Fokus Selidiki Anomali Autothrottle
Nurcahyo menyatakan, penyebab throttle kiri bergerak mundur belum bisa diketahui. KNKT harus meneliti 13 komponen yang berkontribusi terhadap gerakan autothrottle. Yang kini terungkap baru sebatas fakta adanya anomali throttle.
“Anomali throttle kiri mundurnya terlalu jauh. Kanan tidak bergerak seperti macet. Kita tidak tahu mana yang rusak, kiri atau kanan. Ini yang belum bisa kami jelaskan, apakah ada kerusakan autothrottle,” ucapnya.

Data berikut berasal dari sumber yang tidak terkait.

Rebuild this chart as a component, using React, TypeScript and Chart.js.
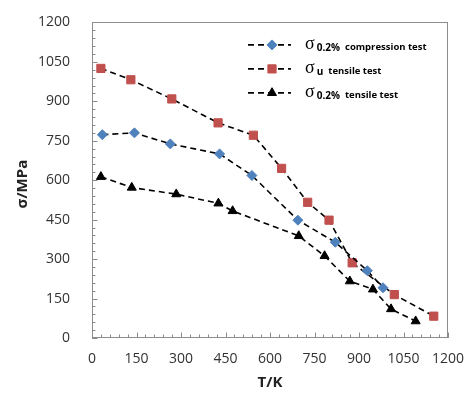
import React, { useEffect, useRef } from "react";
import { Chart, registerables } from "chart.js";
import { drawPoint } from "chart.js/helpers";

Chart.register(...registerables);

// σ0.2% compression test
const compT = [35, 143, 264, 430, 539, 694, 820, 928, 981];
const compS = [773, 780, 738, 700, 618, 448, 364, 256, 191];
// σu tensile test
const ultT = [30, 131, 269, 425, 544, 639, 727, 799, 877, 1019, 1152];
const ultS = [1025, 982, 909, 818, 771, 645, 516, 448, 286, 165, 83];
// σ0.2% tensile test
const tenT = [30, 134, 284, 426, 474, 697, 784, 869, 947, 1008, 1091];
const tenS = [613, 572, 547, 512, 483, 388, 312, 216, 185, 110, 64];

const legendSymbols = ["σ", "σ", "σ"];
const legendSubs = ["0.2%", "u", "0.2%"];
const legendTexts = ["compression test", "tensile test", "tensile test"];

const xTitle = "T/K";
const yTitle = "σ/MPa  ";
const axisMin = 0;
const axisMax = 1200;
const majorStep = 150;
const minorStep = 30;

const FONT = "'Open Sans', 'Liberation Sans', sans-serif";

const toPts = (xs: number[], ys: number[]) => xs.map((x, i) => ({ x, y: ys[i] }));

const framePlugin = {
  id: "frame",
  afterDatasetsDraw(chart: any) {
    const { ctx, chartArea: a, scales } = chart;
    const xs = scales.x;
    const ys = scales.y;
    ctx.save();
    ctx.strokeStyle = "#8c8c8c";
    ctx.lineWidth = 1;
    ctx.strokeRect(Math.round(a.left) + 0.5, Math.round(a.top) + 0.5, Math.round(a.right - a.left) - 1, Math.round(a.bottom - a.top) - 1);
    ctx.beginPath();
    for (let v = axisMin; v <= axisMax; v += minorStep) {
      const len = v % majorStep === 0 ? 5.5 : 3.5;
      const py = Math.round(ys.getPixelForValue(v)) + 0.5;
      ctx.moveTo(a.left, py);
      ctx.lineTo(a.left + len, py);
      const px = Math.round(xs.getPixelForValue(v)) + 0.5;
      ctx.moveTo(px, a.bottom);
      ctx.lineTo(px, a.bottom - len);
    }
    ctx.stroke();
    ctx.restore();

    // legend
    const lx0 = a.left + 156;
    const lx1 = a.left + 199;
    const mx = a.left + 180;
    const tx = a.left + 213;
    chart.data.datasets.forEach((ds: any, i: number) => {
      const rowY = a.top + 22.5 + i * 24;
      ctx.save();
      ctx.strokeStyle = ds.borderColor;
      ctx.lineWidth = ds.borderWidth;
      ctx.setLineDash(ds.borderDash);
      ctx.beginPath();
      ctx.moveTo(lx0, rowY);
      ctx.lineTo(lx1, rowY);
      ctx.stroke();
      ctx.setLineDash([]);
      ctx.fillStyle = ds.pointBackgroundColor;
      ctx.strokeStyle = ds.pointBorderColor;
      ctx.lineWidth = 1;
      drawPoint(ctx, { pointStyle: ds.pointStyle, radius: ds.pointRadius, rotation: 0, borderWidth: 1 }, mx, rowY);
      const base = rowY + 4;
      ctx.fillStyle = "#000";
      ctx.textBaseline = "alphabetic";
      ctx.textAlign = "left";
      ctx.font = "18px 'Liberation Serif', serif";
      ctx.fillText(legendSymbols[i], tx, base);
      let x = tx + ctx.measureText(legendSymbols[i]).width + 2;
      ctx.font = "bold 10px " + FONT;
      ctx.fillText(legendSubs[i], x, base + 2);
      x += ctx.measureText(legendSubs[i]).width + 5;
      ctx.font = "bold 9.5px " + FONT;
      ctx.fillText(legendTexts[i], x, base + 1.5);
      ctx.restore();
    });
  },
};

export default function App() {
  const ref = useRef<HTMLCanvasElement>(null);
  useEffect(() => {
    document.body.style.margin = "0";
    const dashed = { borderColor: "#000", borderWidth: 1.6, borderDash: [6, 4], showLine: true, fill: false, tension: 0 };
    const chart = new Chart(ref.current!, {
      type: "line",
      data: {
        datasets: [
          { ...dashed, label: "σ0.2% compression test", data: toPts(compT, compS), pointStyle: "rectRot", pointRadius: 5, pointBackgroundColor: "#4F81BD", pointBorderColor: "#4F81BD", pointBorderWidth: 1 },
          { ...dashed, label: "σu tensile test", data: toPts(ultT, ultS), pointStyle: "rect", pointRadius: 5.8, pointBackgroundColor: "#C0504D", pointBorderColor: "#C0504D", pointBorderWidth: 1 },
          { ...dashed, label: "σ0.2% tensile test", data: toPts(tenT, tenS), pointStyle: "triangle", pointRadius: 5.2, pointBackgroundColor: "#000", pointBorderColor: "#000", pointBorderWidth: 1 },
        ],
      } as any,
      options: {
        animation: false,
        responsive: false,
        layout: { padding: { top: 14, right: 23, left: 0, bottom: 0 } },
        plugins: { legend: { display: false }, tooltip: { enabled: false } },
        scales: {
          x: {
            type: "linear",
            min: axisMin,
            max: axisMax,
            grid: { display: false },
            border: { display: false },
            ticks: { stepSize: majorStep, padding: 5, color: "#333", font: { family: FONT, size: 14 }, maxRotation: 0, callback: (v: any) => String(v) },
            title: { display: true, text: xTitle, color: "#222", font: { family: FONT, size: 15, weight: "bold" }, padding: { top: 0, bottom: 10 } },
            afterFit: (s: any) => { s.height = 64; },
          },
          y: {
            type: "linear",
            min: axisMin,
            max: axisMax,
            grid: { display: false },
            border: { display: false },
            ticks: { stepSize: majorStep, padding: 14, color: "#333", font: { family: FONT, size: 14 }, callback: (v: any) => String(v) },
            title: { display: true, text: yTitle, color: "#222", font: { family: FONT, size: 15, weight: "bold" }, padding: { top: 14, bottom: 0 } },
            afterFit: (s: any) => { s.width = 92; },
          },
        },
      } as any,
      plugins: [framePlugin],
    });
    return () => chart.destroy();
  }, []);
  return (
    <div style={{ position: "absolute", left: 0, top: 0, width: 471, height: 402 }}>
      <canvas ref={ref} width={471} height={402} />
    </div>
  );
}
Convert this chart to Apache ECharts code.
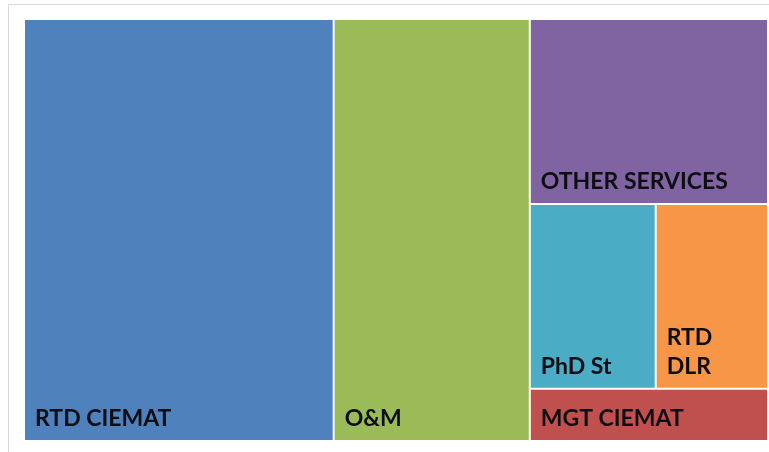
<!DOCTYPE html>
<html>
<head>
<meta charset="utf-8">
<script src="https://cdn.jsdelivr.net/npm/echarts@6/dist/echarts.min.js"></script>
<style>
html,body{margin:0;padding:0;background:#fff;}
#chart{width:769px;height:452px;}
</style>
</head>
<body>
<div id="chart"></div>
<script>
// Data (relative areas)
const categories = ['RTD CIEMAT', 'O&M', 'OTHER SERVICES', 'PhD St', 'RTD DLR', 'MGT CIEMAT'];
const values = [416, 263.5, 140.2, 74.1, 66.1, 39.6];
const palette = ['#4F81BD', '#9BBB59', '#8064A2', '#4BACC6', '#F79646', '#C0504D'];

function leaf(i, extra) {
  const n = { name: categories[i], value: values[i], itemStyle: { color: palette[i] } };
  return Object.assign(n, extra || {});
}

const treeData = [
  leaf(0),
  leaf(1),
  {
    name: 'rest',
    children: [
      {
        name: 'upper',
        children: [
          leaf(2),
          { name: 'mid', children: [leaf(3), leaf(4, { label: { formatter: function (p) { return p.name.split(' ').join('\n'); } } })] }
        ]
      },
      leaf(5)
    ]
  }
];

const chart = echarts.init(document.getElementById('chart'));
chart.setOption({
  backgroundColor: '#fff',
  animation: false,
  graphic: [{
    type: 'rect',
    silent: true,
    shape: { x: 8.5, y: 4.5, width: 800, height: 500 },
    style: { fill: 'none', stroke: '#d9d9d9', lineWidth: 1 }
  }],
  series: [{
    type: 'treemap',
    left: 25, top: 20, right: 2, bottom: 12,
    sort: false,
    squareRatio: 1,
    roam: false,
    nodeClick: false,
    breadcrumb: { show: false },
    itemStyle: { borderWidth: 0, gapWidth: 2, borderColor: '#fff' },
    upperLabel: { show: false },
    label: {
      show: true,
      position: 'insideBottomLeft',
      distance: 0,
      padding: [0, 0, 7, 10],
      color: '#0d0d14',
      fontFamily: 'Lato',
      fontWeight: 'bold',
      fontSize: 23,
      lineHeight: 29
    },
    emphasis: { disabled: true },
    data: treeData
  }]
});
</script>
</body>
</html>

Saat ini KNKT sudah mengirim lima komponen termasuk autothrottle ke Amerika Serikat dan Inggris untuk diperiksa dan mencari penyebab anomali throttle karena “gejalanya mungkin di autothrottle tapi kerusakan di tempat lain.”
“Saat ini kami tidak bisa menjawab. CVR juga belum ditemukan. Salah satu upaya adalah mengirim komponen tadi untuk mencari jawaban,” katanya.
Pada saat tuas kiri bergerak sendiri, KNKT menemukan mesin kiri normal. Artinya kecepatannya turun. Kalau pun satu mesin mati “logikanya pesawat masih bisa terbang dengan satu mesin.” Hal ini memantik pertanyaan bagi KNKT mengapa pesawat naik dan turun tajam dalam 4 menit pertama tapi tidak bisa dikendalikan secara manual oleh pilot ketika autothrottle dan autopilot mati.
Pertanyaan tersebut perlu dikonfirmasi dengan data CVR atau perekam data kokpit. Hingga hari ini, CVR belum ditemukan. Kepala KNKT, Soerjanto Tjahjono mengatakan akan berusaha maksimal dan “sangat menyedihkan bila tidak ditemukan”.
“Apapun caranya CVR harus ditemukan. Saya belum berpikir sampai kapan mencarinya. Sepanjang masih sanggup, akan kita lakukan dibantu dari Kemenhub, Basarnas, masyarakat Pulau Seribu. Kami akan cari terus,” ujarnya.
Tanpa CVR, analisis penyebab kecelakaan pesawat hasilnya tidak bisa menggambarkan apa yang sesungguhnya terjadi di kokpit pesawat, dan anomali throttle tak sepenuhnya terungkap.